Rabbit-Proof Fence Miami Herald Review

In Australia, three girls' epic trek to freedom

By Steven Rea

Published: Wednesday, December 25, 2002

The fact that a supposedly enlightened, freely elected government would, as late as 1971, wrest children from their homes solely because of their race is startling enough.

The fact that three of those children - "half-caste" Aboriginal girls, 8, 10 and 14 years old, in 1931 Australia - escaped the state-run school where they'd been sent to train as domestics, then trekked 1,500 miles back to their families, is doubly incredible.

Rabbit-Proof Fence - a compelling true tale starring a remarkable trio of young actresses - marks director Phillip Noyce's return to his homeland after 15 years in Hollywood. (The Tom Clancy pics Clear and Present Danger and Patriot Games are his doing.) It's a beautiful, taut drama that examines both the strengths (courage, determination, family) and weaknesses (bigotry, self-righteousness) of humankind.

Forcibly removed by the government because they are the product of white fathers and Aborigine mothers, sisters Molly (Everlyn Sampi) and Daisy (Tianna Sansbury) and their cousin, Gracie (Laura Monaghan), are taken to a "native settlement" camp.

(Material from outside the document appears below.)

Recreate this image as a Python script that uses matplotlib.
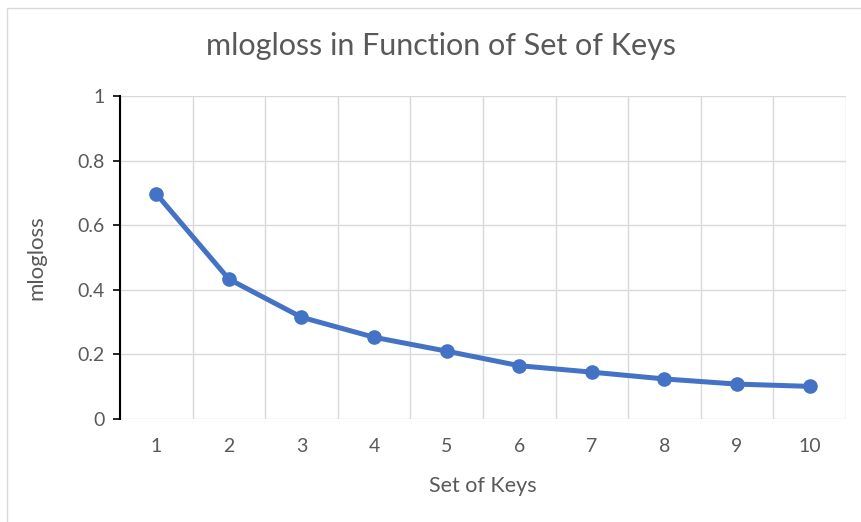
import matplotlib.pyplot as plt
from matplotlib.patches import Rectangle

# data
keys = [1, 2, 3, 4, 5, 6, 7, 8, 9, 10]
mlogloss = [0.697, 0.433, 0.315, 0.253, 0.210, 0.165, 0.145, 0.124, 0.108, 0.101]
y_ticks = [0, 0.2, 0.4, 0.6, 0.8, 1]
y_tick_labels = ["0", "0.2", "0.4", "0.6", "0.8", "1"]

W, H = 862, 522
plt.rcParams['font.family'] = ['Lato', 'DejaVu Sans']

fig = plt.figure(figsize=(W / 100, H / 100), dpi=100)
fig.patch.set_facecolor('white')

# thin frame round the chart, like the Excel chart border
fig.patches.append(Rectangle((7 / W, -0.01), 1.2, (H - 8) / H + 0.01,
                             transform=fig.transFigure, fill=False,
                             edgecolor='#d9d9d9', linewidth=1.0))

ax = fig.add_axes([120 / W, 1 - 419 / H, (846 - 120) / W, (419 - 96) / H])
ax.plot(keys, mlogloss, color='#4472C4', linewidth=3.6, marker='o',
        markersize=9.5, solid_capstyle='round', zorder=3)

ax.set_xlim(0.5, 10.5)
ax.set_ylim(0, 1)

# grid: vertical lines sit between categories
for x in [k + 0.5 for k in range(0, 11)]:
    ax.axvline(x, color='#d9d9d9', linewidth=1.0, zorder=1)
for y in y_ticks:
    ax.axhline(y, color='#d9d9d9', linewidth=1.0, zorder=1)

ax.set_xticks(keys)
ax.set_xticklabels([str(k) for k in keys])
ax.set_yticks(y_ticks)
ax.set_yticklabels(y_tick_labels)
ax.tick_params(axis='x', length=0, pad=14, labelsize=14, labelcolor='#595959')
ax.tick_params(axis='y', length=5, width=1.2, color='black', pad=6,
               labelsize=14, labelcolor='#595959')

for s in ['top', 'right', 'bottom']:
    ax.spines[s].set_visible(False)
ax.spines['left'].set_color('black')
ax.spines['left'].set_linewidth(1.5)

ax.set_xlabel('Set of Keys', fontsize=15.5, color='#595959', labelpad=15)
ax.set_ylabel('mlogloss', fontsize=16, color='#595959', labelpad=22)
fig.text(441 / W, 1 - 46 / H, 'mlogloss in Function of Set of Keys',
         ha='center', va='center', fontsize=22, color='#595959')

fig.savefig('out.png', dpi=100)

The separation policy, designed to breed out the Aboriginal race gradually by ensuring that children of mixed marriages did not marry full-blooded Aborigines, was overseen in Perth by A. O. Neville (Kenneth Branagh), whose title was Chief Protector of Aborigines in Western Australia. In effect, he served as legal guardian over the entire Aboriginal community, a community he was bent on wiping out.

It's to Noyce and Branagh's credit that the actor's portrayal never descends into cartoon villainy. A product of British colonialism, the patrician bureaucrat truly believed he was doing right by "assimilating" these children - as servants - into white society.

It's epic stuff, how the girls outsmarted and outlasted police search parties as they made their way across daunting terrain to the frontier depot of Jigalong, whence they came. Using the 1,500-mile barrier of the film's title as their guidepost, the children braved the elements and became one with them, drawing on the Aborigines' innate connection to their land to survive.

As word of their great quest reached newspapers and radio, the girls were fed and clothed by farmers and travelers, acting out of kindness, but also out of their own disdain for government rules and regulations.

Sampi, who plays Molly, the oldest of the trio, is especially good, showing defiance, fear, resourcefulness and pride with equal conviction. Photographing the diminutive escapees against the vast backdrop of Western Australia, Noyce captures both the rugged grandeur of the land and the daring of the children crossing it.

Rabbit-Proof Fence is an amazing story, amazingly told.